The special prosecutors said Monday that they had “objective, physical evidence” showing that Choi had been sharing her profits with the president, meaning that paying bribes to Choi was essentially the same as paying bribes to Park. This triggered speculation in Seoul that the investigators would seek to question Park, who has remained in the presidential Blue House while the court deliberates.

Lee was called into the prosecutor’s office last week for a marathon 22 hours of questioning about the scandal, after which the independent counsel made its request Monday.

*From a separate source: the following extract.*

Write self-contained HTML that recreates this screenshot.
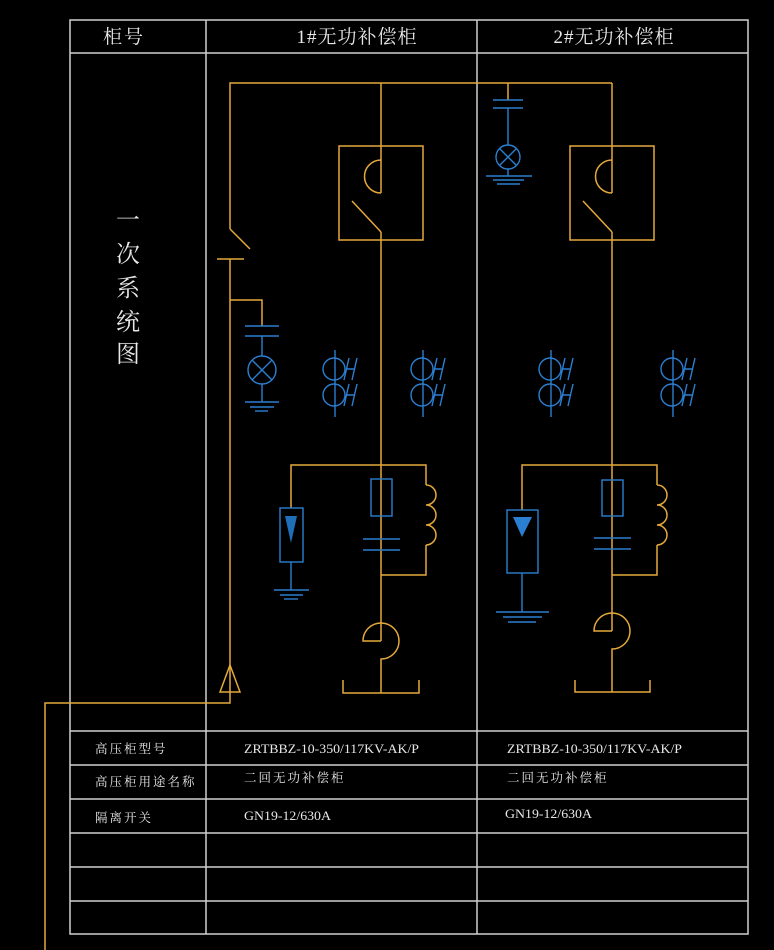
<!DOCTYPE html>
<html><head><meta charset="utf-8"><style>
html,body{margin:0;padding:0;background:#000;}
svg{display:block;}
text{font-family:"Liberation Serif","Noto Serif CJK SC","Noto Sans CJK SC",serif;fill:#e8e8e8;}
</style></head><body>
<svg width="774" height="950" viewBox="0 0 774 950" xmlns="http://www.w3.org/2000/svg">
<defs>
<g id="ct" stroke="#2b7fd0" stroke-width="1.4" fill="none">
<line x1="0" y1="-18" x2="0" y2="49"/>
<circle cx="-1" cy="1" r="11"/>
<circle cx="-1" cy="27" r="11"/>
<path d="M9 12 L14 -10 M17 12 L22 -10 M11 1 L20 1"/>
<path d="M9 38 L14 16 M17 38 L22 16 M11 27 L20 27"/>
</g>
<g id="cs">
<rect x="-42" y="0" width="84" height="94" fill="none" stroke="#e5a93b" stroke-width="1.5"/>
<path d="M0 14 A16.5 16.5 0 0 0 0 47" fill="none" stroke="#e5a93b" stroke-width="1.5"/>
<line x1="-29" y1="55" x2="0" y2="86" stroke="#e5a93b" stroke-width="1.5"/>
</g>
</defs>
<g stroke="#cfcfcf" stroke-width="1.5" fill="none">
<rect x="70" y="20" width="678" height="914"/>
<line x1="206" y1="20" x2="206" y2="934"/>
<line x1="477" y1="20" x2="477" y2="934"/>
<line x1="70" y1="53" x2="748" y2="53"/>
<line x1="70" y1="731" x2="748" y2="731"/>
<line x1="70" y1="765" x2="748" y2="765"/>
<line x1="70" y1="799" x2="748" y2="799"/>
<line x1="70" y1="833" x2="748" y2="833"/>
<line x1="70" y1="867" x2="748" y2="867"/>
<line x1="70" y1="901" x2="748" y2="901"/>
</g>
<text x="124" y="43" font-size="19" text-anchor="middle" letter-spacing="2">柜号</text>
<text x="357" y="43" font-size="19" text-anchor="middle" letter-spacing="1">1#无功补偿柜</text>
<text x="614" y="43" font-size="19" text-anchor="middle" letter-spacing="1">2#无功补偿柜</text>
<g font-size="24" text-anchor="middle">
<text x="128" y="228">一</text><text x="128" y="262">次</text><text x="128" y="296">系</text><text x="128" y="330">统</text><text x="128" y="362">图</text>
</g>
<g font-size="12.5">
<text x="95" y="753" letter-spacing="2">高压柜型号</text>
<text x="95" y="786" letter-spacing="2">高压柜用途名称</text>
<text x="95" y="822" letter-spacing="2">隔离开关</text>
<text x="244" y="753" textLength="175" lengthAdjust="spacingAndGlyphs">ZRTBBZ-10-350/117KV-AK/P</text>
<text x="507" y="753" textLength="175" lengthAdjust="spacingAndGlyphs">ZRTBBZ-10-350/117KV-AK/P</text>
<text x="244" y="782" letter-spacing="2">二回无功补偿柜</text>
<text x="507" y="782" letter-spacing="2">二回无功补偿柜</text>
<text x="244" y="820" textLength="87" lengthAdjust="spacingAndGlyphs">GN19-12/630A</text>
<text x="505" y="818" textLength="87" lengthAdjust="spacingAndGlyphs">GN19-12/630A</text>
</g>
<g stroke="#e5a93b" stroke-width="1.5" fill="none">
<polyline points="230,229 230,83 612,83"/>
<line x1="230" y1="229" x2="250" y2="249"/>
<line x1="217" y1="259" x2="244" y2="259"/>
<polyline points="230,259 230,703 45,703 45,950"/>
<polygon points="230,665 220,692 240,692"/>
<polyline points="230,300 262,300 262,326"/>
<line x1="381" y1="83" x2="381" y2="193"/>
<line x1="381" y1="232" x2="381" y2="641"/>
<polyline points="291,508 291,465 426,465 426,485"/>
<path d="M426 485 a10 10 0 0 1 0 20 a10 10 0 0 1 0 20 a10 10 0 0 1 0 20"/>
<polyline points="426,545 426,575 381,575"/>
<path d="M381 641 L363 641 A18 18 0 1 1 381 659 L381 693"/>
<polyline points="343,680 343,693 419,693 419,680"/>
<line x1="508" y1="83" x2="508" y2="100"/>
<line x1="612" y1="83" x2="612" y2="193"/>
<line x1="612" y1="232" x2="612" y2="631"/>
<polyline points="522,510 522,465 657,465 657,485"/>
<path d="M657 485 a10 10 0 0 1 0 20 a10 10 0 0 1 0 20 a10 10 0 0 1 0 20"/>
<polyline points="657,545 657,575 612,575"/>
<path d="M612 631 L594 631 A18 18 0 1 1 612 649 L612 692"/>
<polyline points="575,680 575,692 650,692 650,680"/>
</g>
<use href="#cs" x="381" y="146"/>
<use href="#cs" x="612" y="146"/>
<use href="#ct" x="335" y="368"/>
<use href="#ct" x="423" y="368"/>
<use href="#ct" x="551" y="368"/>
<use href="#ct" x="673" y="368"/>
<g stroke="#2b7fd0" stroke-width="1.4" fill="none">
<line x1="245" y1="326" x2="279" y2="326"/><line x1="245" y1="336" x2="279" y2="336"/>
<line x1="262" y1="336" x2="262" y2="356"/>
<circle cx="262" cy="370" r="14"/>
<path d="M252 360 L272 380 M272 360 L252 380"/>
<line x1="262" y1="384" x2="262" y2="402"/>
<line x1="245" y1="402" x2="279" y2="402"/><line x1="250" y1="407" x2="274" y2="407"/><line x1="255" y1="411" x2="268" y2="411"/>
<line x1="493" y1="100" x2="523" y2="100"/><line x1="493" y1="108" x2="523" y2="108"/>
<line x1="508" y1="108" x2="508" y2="145"/>
<circle cx="508" cy="157" r="12"/>
<path d="M500 149 L516 165 M516 149 L500 165"/>
<line x1="508" y1="169" x2="508" y2="176"/>
<line x1="486" y1="176" x2="532" y2="176"/><line x1="493" y1="180" x2="524" y2="180"/><line x1="497" y1="184" x2="520" y2="184"/>
<rect x="371" y="479" width="21" height="37"/>
<line x1="363" y1="539" x2="400" y2="539"/><line x1="363" y1="550" x2="400" y2="550"/>
<rect x="280" y="508" width="23" height="54"/>
<line x1="291" y1="562" x2="291" y2="590"/>
<line x1="274" y1="590" x2="309" y2="590"/><line x1="280" y1="595" x2="303" y2="595"/><line x1="284" y1="599" x2="298" y2="599"/>
<rect x="602" y="480" width="21" height="36"/>
<line x1="594" y1="538" x2="631" y2="538"/><line x1="594" y1="549" x2="631" y2="549"/>
<rect x="507" y="510" width="31" height="63"/>
<line x1="522" y1="573" x2="522" y2="612"/>
<line x1="496" y1="612" x2="549" y2="612"/><line x1="503" y1="617" x2="542" y2="617"/><line x1="508" y1="622" x2="536" y2="622"/>
</g>
<polygon points="285,516 297,516 291,543" fill="#1f6fb8"/>
<polygon points="513,517 532,517 522,537" fill="#2b7fd0"/>
</svg>
</body></html>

Prosecutors accused Lee and Samsung of paying about $36 million in bribes through Choi to help secure favorable business treatment for an $8 billion merger of two key affiliates, part of the Lee family’s attempts to consolidate control over the conglomerate. They needed the support of the National Pension Service, the world’s third-largest pension fund and a major Samsung shareholder, and prosecutors allege that Choi put pressure on the fund to support the deal – which it did.

“The independent counsel considers this money a bribe related to Lee’s succession within Samsung,” the spokesman for the independent counsel said Monday.

The 48-year-old is the third-generation Lee to run the conglomerate, which was founded by his grandfather as a small trading company before World War II but, with the support of Park’s father, former president Park Chung-hee, became a giant that sells everything from cellphones and ships to life insurance and hospital services.

Lee has been running the group since his father, Lee Kun-hee, was incapacitated after a heart attack almost three years ago. But because his father remains unconscious in the hospital, the youngest Lee has not assumed the chairman’s role.

Samsung objected to the allegation that the merger was not aboveboard. “In particular, we find it hard to accept the special prosecutor’s argument that Samsung has made improper requests related to the merger of Samsung affiliates or the leadership transition,” company spokeswoman Rhee So-eui said. “We believe the court will make the appropriate judgment on this matter.”

On Monday, the independent counsel also indicted Moon Hyung-pyo, a former health minister who served as head of the National Pension Service, accusing him of abusing his power while he was minister to pressure the fund to support the deal.